Guillem Sala le da la vuelta a no pocos tópicos: se dice hasta la saciedad que los alumnos son vagos; pues no, es la profesora Sandra la vaga número uno. Las aulas son lugares donde se producen interesantes simbiosis. Ni el profesorado es tan distinto al alumnado, ni el alumnado tan malvado, ni el profesorado tan opresor y sordo. Si no se cruzan en el camino de los derechos del alumnado y del profesorado leyes absurdas o paredes de burocracia o normativas excesivas, lo que acaba ocurriendo en las clases es altamente creativo y motivo de optimismo para todo aquel que crea en el papel transformador de la enseñanza.
Esto queda bien reflejado en el relato, así como otros detalles que vienen a desmentir el sentido de las leyes ignaras que vienen imponiéndonos. Se ha popularizado que lo bueno es no hacer gran cosa, no esforzarse ni interesarse por los contenidos culturales, y practicar una versión soft de la educación sancionada por los políticos y unos supuestos imperativos sociales, pero resulta que el Izan, que es un cani de Santa Coloma, un pícaro moderno, y no precisamente un Einstein, distingue perfectamente entre un centro en el que “enseñan cosas” de otro “en el que solo riñen”.
Y eso ocurre porque si se dejara al profesorado desarrollar los contenidos (esos que nuestra ideología predominante tanto gusta de expulsar para sustituirlos por la alienación conformista), el alumnado no sólo se interesaría más por el aprendizaje, sino que también recibiría menos reproches, puesto que es en los lugares donde no se aprende nada, donde se baja más el nivel, es donde se producen más conflictos de convivencia.
No es bueno que el alumnado sepa cosas de la vida de los docentes, pero a veces una actitud franca es un puente para desmantelar tarimas imaginarias, y si el docente se muestra humano y contradictorio (aunque siempre ha de ser justo) la tendencia es que el alumnado responda con una humanidad correspondiente y recíproca. En grupos bien avenidos, pese a la pereza y los horarios interminables, es posible aprender si uno mantiene las antenas en la realidad y no en las teorías fantasmáticas que se imparten en algunas facultades.
Estos espacios comunes de exploración común son los que rescata Sala del habitual océano de tópicos.
En El castigo no hay victimismos pero sí víctimas y victimarios: Hayat, la chica de primero de ESO que recibe el abuso sexual por parte de su compañero, el Izan, es quien se lleva la peor parte.
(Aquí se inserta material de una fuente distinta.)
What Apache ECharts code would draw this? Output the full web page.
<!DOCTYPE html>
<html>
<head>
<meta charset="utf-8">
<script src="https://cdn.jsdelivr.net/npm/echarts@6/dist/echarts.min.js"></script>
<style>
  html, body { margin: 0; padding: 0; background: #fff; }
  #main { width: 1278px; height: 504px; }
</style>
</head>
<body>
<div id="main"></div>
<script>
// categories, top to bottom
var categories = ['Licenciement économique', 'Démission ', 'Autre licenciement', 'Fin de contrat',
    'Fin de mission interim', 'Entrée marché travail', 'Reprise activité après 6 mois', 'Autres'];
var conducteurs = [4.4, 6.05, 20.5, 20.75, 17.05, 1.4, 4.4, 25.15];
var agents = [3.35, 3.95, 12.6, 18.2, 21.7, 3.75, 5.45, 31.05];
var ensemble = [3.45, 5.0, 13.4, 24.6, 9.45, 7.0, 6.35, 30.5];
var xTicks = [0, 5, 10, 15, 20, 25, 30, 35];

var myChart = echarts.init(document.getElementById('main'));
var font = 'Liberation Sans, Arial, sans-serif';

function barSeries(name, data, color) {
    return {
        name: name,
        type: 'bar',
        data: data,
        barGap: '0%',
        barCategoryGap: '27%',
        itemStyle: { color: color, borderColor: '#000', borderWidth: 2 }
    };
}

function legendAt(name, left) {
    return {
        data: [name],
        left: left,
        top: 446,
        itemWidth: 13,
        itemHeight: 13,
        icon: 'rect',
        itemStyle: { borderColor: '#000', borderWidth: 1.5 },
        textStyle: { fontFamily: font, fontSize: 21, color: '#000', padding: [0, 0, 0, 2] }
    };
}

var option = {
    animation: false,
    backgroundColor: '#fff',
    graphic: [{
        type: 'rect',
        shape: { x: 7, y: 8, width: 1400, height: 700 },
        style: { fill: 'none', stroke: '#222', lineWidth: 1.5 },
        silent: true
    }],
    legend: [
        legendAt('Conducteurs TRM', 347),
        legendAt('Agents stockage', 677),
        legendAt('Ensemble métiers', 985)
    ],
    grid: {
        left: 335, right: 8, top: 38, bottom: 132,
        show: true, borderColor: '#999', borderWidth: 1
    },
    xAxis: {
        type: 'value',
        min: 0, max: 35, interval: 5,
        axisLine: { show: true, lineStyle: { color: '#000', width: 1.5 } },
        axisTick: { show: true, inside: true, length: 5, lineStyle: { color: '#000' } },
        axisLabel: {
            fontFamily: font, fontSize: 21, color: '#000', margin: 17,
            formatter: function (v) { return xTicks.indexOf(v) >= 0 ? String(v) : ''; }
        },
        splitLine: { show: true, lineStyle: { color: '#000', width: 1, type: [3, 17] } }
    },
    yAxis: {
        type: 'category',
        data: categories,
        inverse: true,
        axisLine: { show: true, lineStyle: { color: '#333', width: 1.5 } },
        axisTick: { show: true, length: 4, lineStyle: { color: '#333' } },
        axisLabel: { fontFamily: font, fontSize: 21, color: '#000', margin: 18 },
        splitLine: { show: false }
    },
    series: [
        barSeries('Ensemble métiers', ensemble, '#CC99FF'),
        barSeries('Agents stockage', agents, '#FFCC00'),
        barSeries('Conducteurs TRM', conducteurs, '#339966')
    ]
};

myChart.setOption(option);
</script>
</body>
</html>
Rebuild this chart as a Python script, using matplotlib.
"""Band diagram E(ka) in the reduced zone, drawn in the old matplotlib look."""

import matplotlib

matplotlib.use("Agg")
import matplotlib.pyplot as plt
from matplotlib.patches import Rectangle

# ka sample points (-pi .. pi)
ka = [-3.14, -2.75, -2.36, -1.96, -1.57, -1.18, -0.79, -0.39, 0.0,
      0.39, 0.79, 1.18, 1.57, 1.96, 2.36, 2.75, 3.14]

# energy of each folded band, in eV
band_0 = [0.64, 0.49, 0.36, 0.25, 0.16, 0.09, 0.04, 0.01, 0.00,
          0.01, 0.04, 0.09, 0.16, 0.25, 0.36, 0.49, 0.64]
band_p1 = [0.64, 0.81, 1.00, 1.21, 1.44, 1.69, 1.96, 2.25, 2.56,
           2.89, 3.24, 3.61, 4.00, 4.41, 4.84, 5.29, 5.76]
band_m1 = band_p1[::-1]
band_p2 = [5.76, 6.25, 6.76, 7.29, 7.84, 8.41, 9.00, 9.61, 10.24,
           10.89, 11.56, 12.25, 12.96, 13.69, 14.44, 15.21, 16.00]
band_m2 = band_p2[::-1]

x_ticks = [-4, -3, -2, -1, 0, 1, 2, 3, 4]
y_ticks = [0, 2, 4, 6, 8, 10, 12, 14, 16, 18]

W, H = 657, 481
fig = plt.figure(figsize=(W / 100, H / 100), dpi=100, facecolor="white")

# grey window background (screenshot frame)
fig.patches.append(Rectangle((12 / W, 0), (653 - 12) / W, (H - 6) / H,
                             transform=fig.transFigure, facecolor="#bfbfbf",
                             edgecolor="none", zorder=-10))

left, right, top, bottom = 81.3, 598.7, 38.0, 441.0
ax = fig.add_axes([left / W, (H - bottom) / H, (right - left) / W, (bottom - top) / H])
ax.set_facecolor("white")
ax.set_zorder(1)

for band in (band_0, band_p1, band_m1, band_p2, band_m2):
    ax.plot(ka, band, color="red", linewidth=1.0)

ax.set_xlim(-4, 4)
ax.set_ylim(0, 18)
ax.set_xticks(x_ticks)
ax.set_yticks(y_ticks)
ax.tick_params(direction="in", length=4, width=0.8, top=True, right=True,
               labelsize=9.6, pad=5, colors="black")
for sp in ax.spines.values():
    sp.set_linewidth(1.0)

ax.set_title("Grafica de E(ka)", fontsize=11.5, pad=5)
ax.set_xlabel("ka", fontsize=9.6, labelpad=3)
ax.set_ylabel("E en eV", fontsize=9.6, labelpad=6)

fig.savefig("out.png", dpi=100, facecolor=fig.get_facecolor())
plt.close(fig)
Lo que queda al descubierto es la enorme hipocresía que preside el tinglado tal y como está organizado: diseñado sólo para mantener las apariencias. Podríamos pensar que resulta exagerado. El tema es espinoso, realmente tabú, pero por desgracia, como ocurre con tantas otras cuestiones, no podemos dejarlo de lado.
Los docentes se resisten a impartir educación sexual porque tienen miedo de ser señalados o denunciados. Este es un problema grave: cada vez son menos las maestras valientes que se atreven a desafiar el neovictorianismo imperante para informar a su alumnado de lo que es una sexualidad respetuosa, afectiva y necesaria en una democracia. Nuestra sociedad confunde demasiadas veces la educación sexual con la propaganda de la promiscuidad. Seguramente, la información serena sería precisamente lo contrario que el exhibicionismo imprudente. El emotivismo social mal entendido hace el resto, generando el apocalipsis imaginario que demasiado público tiene en mente.
Un botón de muestra: una vez, en una reunión para familias, un padre levantó el dedo para decir a las profesoras de educación física que promover la ducha tras el ejercicio físico era facilitar las agresiones de los pederastas. Este es el nivel. La histeria, el alejamiento de la realidad. Lo cual provoca que los docentes huyan del tema como de la peste, que sea realmente ingrato explicar según qué materias en un ambiente hostil a la escuela que confunde los derechos democráticos con los caprichos ideológicos más primitivos y el catastrofismo cuñadista.
Quizás el populismo sea precisamente eso: la acción directa verbal y engañosa, la apariencia de democracia y la sustitución de la realidad por el ideologismo fácil, totalmente acrítico, y por la mera apariencia de modernidad.
Algo de lo que no peca este libro, basado en una economía de recursos narrativos realmente adecuada, que ha sido escrito desde una perspectiva equilibrada y realista, casi cinematográfica, sin manipulaciones ni dramatismos.
Como muestra Guillem Sala, la brutalidad y la marginalidad están demasiado arraigadas en una Cataluña y una España que están regresando a algunas de las peores dinámicas del subdesarrollo, por falta de inversión pública. Su extrarradio miserable es el mismo que el de las novelas de Paco Candel, o las de Pío Baroja. Si la sociedad fuera menos cainita, si nuestro mercado laboral fuera menos brutal, quizás empezarían a mejorar las cosas en los institutos y se podría elevar el nivel medio cultural del ciudadano. En cambio, lo que hacemos es totalmente cortoplacista: maquillar, ocultar nuestra desigualdad apoyándonos en utopías fantásticas. A nadie se le ocurre que una posible salida para todos sea la creación de empleo calificado: parecemos muy cómodos en nuestro país de tercera regional.
La sexualidad machirula y psicopática es una de esas lacras seculares que quizás estén volviendo con fuerza, si es que se fueron. En este sentido, he visto cosas como tutor que podrían deprimir hasta al más curtido, pero la ética más elemental me impide relatar estas historias reales. Quedémonos con este relato verista. No hace falta descender al sensacionalismo. Sala conoce al dedillo el entramado institucional y jurídico del país, y también sus ausencias, limitaciones y deserciones. Basta con señalar que el relato de Guillem Sala es real como la vida misma, y que algún día deberíamos empezar a abandonar las modas modernas para ocuparnos en serio de la juventud real que ha de crecer en nuestras barriadas reales.